The beauty and power of it is overwhelming, moving.
We are taken to lunch and then dinner by our hosts who are
charming and open. Again we talk about politics and religion, similarities and
differences. They are curious about what we think, humble and so polite. Tom
and Karen pack the day with experience after experience, everything is
possible—anything we want. They’re proud of their home and they want to share
it, are determined to share it. They seem to take pleasure in our delight and
ask nothing more than that for the incredible generosity of this day. And that
too overwhelms me.
So how does all this relate to Roy, my paper cowboy? Am I just meandering like the Colorado River into the American landscape? Perhaps. But in Arizona in particular I find myself thinking of Roy and the American spirit—or the version of it that the world was sold by the likes of John Wayne and James Garner, Gregory Peck and the Brady Bunch, as well as the intelligent, sometimes quirky warmth and the unbridled generosity we have encountered on this tour.

The vision of America I believed in as a child was not a vision of landscape, or baseball, of flags or constitutions, but rather a vision of Americans. Broad, friendly smiles and kindness to strangers. Howdy, partner, hope you’re swell. I know we are getting a rarefied glimpse; that here, like everywhere, there exists the uglier elements of humanity. This is a time of rampant prejudice, fear and violence. This is a society that loves guns and builds walls. Indeed, every now and then, I am reminded that every person I encounter might be armed.
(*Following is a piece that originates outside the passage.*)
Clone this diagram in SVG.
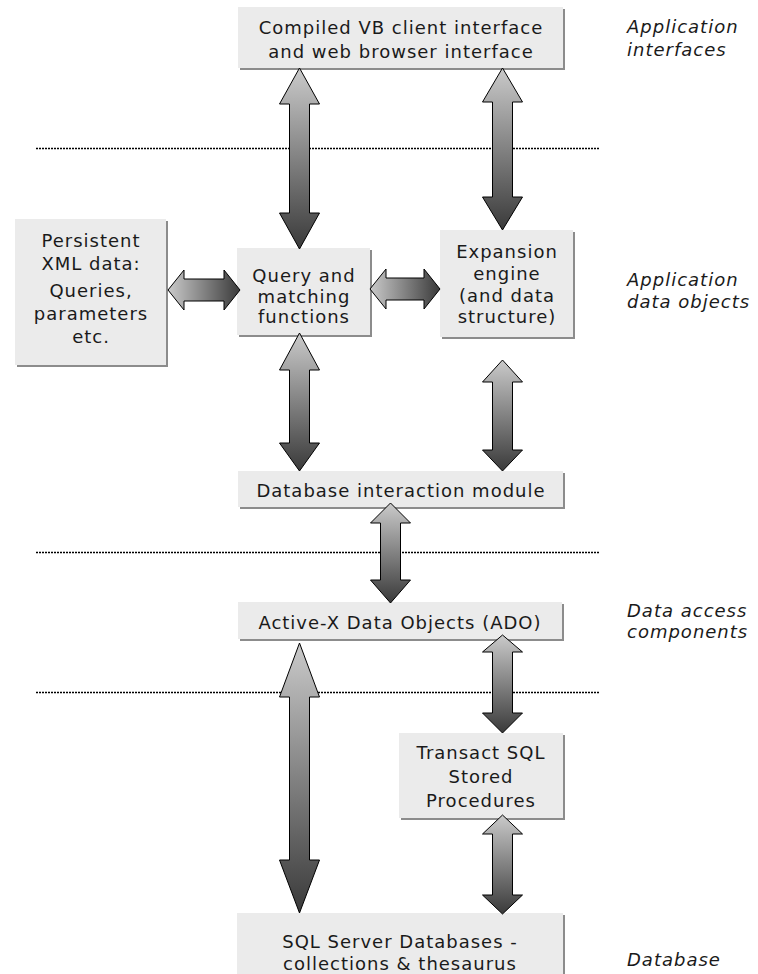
<svg xmlns="http://www.w3.org/2000/svg" width="758" height="974" viewBox="0 0 758 974">
<style>
.shadow{fill:#8c8c8c}
.box{fill:#ebebeb}
.t{font-family:"DejaVu Sans",Verdana,sans-serif;font-size:18px;fill:#1a1a1a;letter-spacing:1px;text-anchor:middle}
.lbl{font-family:"DejaVu Sans",Verdana,sans-serif;font-size:18px;font-style:italic;fill:#1a1a1a;letter-spacing:1px}
.dot{stroke:#000;stroke-width:1.5;stroke-dasharray:2 1;fill:none}
.av{fill:url(#gv);stroke:#000;stroke-width:1}
.ah{fill:url(#gh);stroke:#000;stroke-width:1}
</style>
<defs>
<linearGradient id="gv" x1="0" y1="0" x2="0" y2="1"><stop offset="0" stop-color="#cacaca"/><stop offset="1" stop-color="#3a3a3a"/></linearGradient>
<linearGradient id="gh" x1="0" y1="0" x2="1" y2="0"><stop offset="0" stop-color="#cacaca"/><stop offset="1" stop-color="#3a3a3a"/></linearGradient>
</defs>
<rect width="758" height="974" fill="#fff"/>
<g id="separators">
<line class="dot" x1="36" y1="148.5" x2="600" y2="148.5"/>
<line class="dot" x1="36" y1="552.5" x2="600" y2="552.5"/>
<line class="dot" x1="36" y1="692.5" x2="600" y2="692.5"/>
</g>
<g id="labels">
<text class="lbl" x="627" y="33">Application</text>
<text class="lbl" x="627" y="56">interfaces</text>
<text class="lbl" x="627" y="286">Application</text>
<text class="lbl" x="627" y="308">data objects</text>
<text class="lbl" x="627" y="617">Data access</text>
<text class="lbl" x="627" y="638">components</text>
<text class="lbl" x="627" y="966">Database</text>
</g>
<g id="n-client">
<rect class="shadow" x="240" y="9" width="325" height="61"/>
<rect class="box" x="238" y="7" width="325" height="61"/>
<text class="t" x="401" y="34">Compiled VB client interface</text>
<text class="t" x="401" y="58">and web browser interface</text>
</g>
<g id="n-persistent">
<rect class="shadow" x="17" y="221" width="151" height="146"/>
<rect class="box" x="15" y="219" width="151" height="146"/>
<text class="t" x="91" y="247">Persistent</text>
<text class="t" x="91" y="270">XML data:</text>
<text class="t" x="91" y="297">Queries,</text>
<text class="t" x="91" y="320">parameters</text>
<text class="t" x="91" y="343">etc.</text>
</g>
<g id="n-query">
<rect class="shadow" x="239" y="250" width="133" height="87"/>
<rect class="box" x="237" y="248" width="133" height="87"/>
<text class="t" x="304" y="282">Query and</text>
<text class="t" x="304" y="303">matching</text>
<text class="t" x="304" y="323">functions</text>
</g>
<g id="n-expansion">
<rect class="shadow" x="442" y="232" width="133" height="107"/>
<rect class="box" x="440" y="230" width="133" height="107"/>
<text class="t" x="507" y="258">Expansion</text>
<text class="t" x="507" y="280">engine</text>
<text class="t" x="507" y="302">(and data</text>
<text class="t" x="507" y="323">structure)</text>
</g>
<g id="n-dbmodule">
<rect class="shadow" x="240" y="473" width="325" height="36"/>
<rect class="box" x="238" y="471" width="325" height="36"/>
<text class="t" x="401" y="497">Database interaction module</text>
</g>
<g id="n-ado">
<rect class="shadow" x="240" y="604" width="324" height="37"/>
<rect class="box" x="238" y="602" width="324" height="37"/>
<text class="t" x="400" y="629">Active-X Data Objects (ADO)</text>
</g>
<g id="n-transact">
<rect class="shadow" x="401" y="735" width="164" height="85"/>
<rect class="box" x="399" y="733" width="164" height="85"/>
<text class="t" x="481" y="759">Transact SQL</text>
<text class="t" x="481" y="783">Stored</text>
<text class="t" x="481" y="807">Procedures</text>
</g>
<g id="n-sql">
<rect class="shadow" x="239" y="915" width="326" height="61"/>
<rect class="box" x="237" y="913" width="326" height="61"/>
<text class="t" x="400" y="948">SQL Server Databases -</text>
<text class="t" x="400" y="970">collections &amp; thesaurus</text>
</g>
<g id="connectors">
<path class="av" d="M299.5,68 L319.5,104 L309.5,104 L309.5,213 L319.5,213 L299.5,249 L279.5,213 L289.5,213 L289.5,104 L279.5,104 Z"/>
<path class="av" d="M502.5,68 L522.5,102 L512.5,102 L512.5,197 L522.5,197 L502.5,230 L482.5,197 L492.5,197 L492.5,102 L482.5,102 Z"/>
<path class="ah" d="M168,290 L184,270 L184,279 L224,279 L224,270 L240,290 L224,310 L224,301 L184,301 L184,310 Z"/>
<path class="ah" d="M370,289 L386,269 L386,278 L424,278 L424,269 L440,289 L424,309 L424,300 L386,300 L386,309 Z"/>
<path class="av" d="M299.5,333 L319.5,370 L309.5,370 L309.5,443 L319.5,443 L299.5,471 L279.5,443 L289.5,443 L289.5,370 L279.5,370 Z"/>
<path class="av" d="M502.5,360 L522.5,382 L512.5,382 L512.5,450 L522.5,450 L502.5,471 L482.5,450 L492.5,450 L492.5,382 L482.5,382 Z"/>
<path class="av" d="M390.5,503 L410.5,523 L400.5,523 L400.5,580 L410.5,580 L390.5,603 L370.5,580 L380.5,580 L380.5,523 L370.5,523 Z"/>
<path class="av" d="M299.5,643 L319.5,697 L309.5,697 L309.5,860 L319.5,860 L299.5,913 L279.5,860 L289.5,860 L289.5,697 L279.5,697 Z"/>
<path class="av" d="M502.5,635 L522.5,652 L512.5,652 L512.5,713 L522.5,713 L502.5,733 L482.5,713 L492.5,713 L492.5,652 L482.5,652 Z"/>
<path class="av" d="M502.5,815 L522.5,834 L512.5,834 L512.5,895 L522.5,895 L502.5,914 L482.5,895 L492.5,895 L492.5,834 L482.5,834 Z"/>
</g>
</svg>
Even so, I can’t help but be heartened by the small cross-section of Americans we have met. My colleague Robert Gott often accuses me of being both relentless and exhausting in my optimism, and he may have a point. But I can’t help but feel that perhaps the real American dream is not about starting with nothing and ending up with everything; maybe it’s simply about the best of Americans. And at the moment, four Australians are living that dream.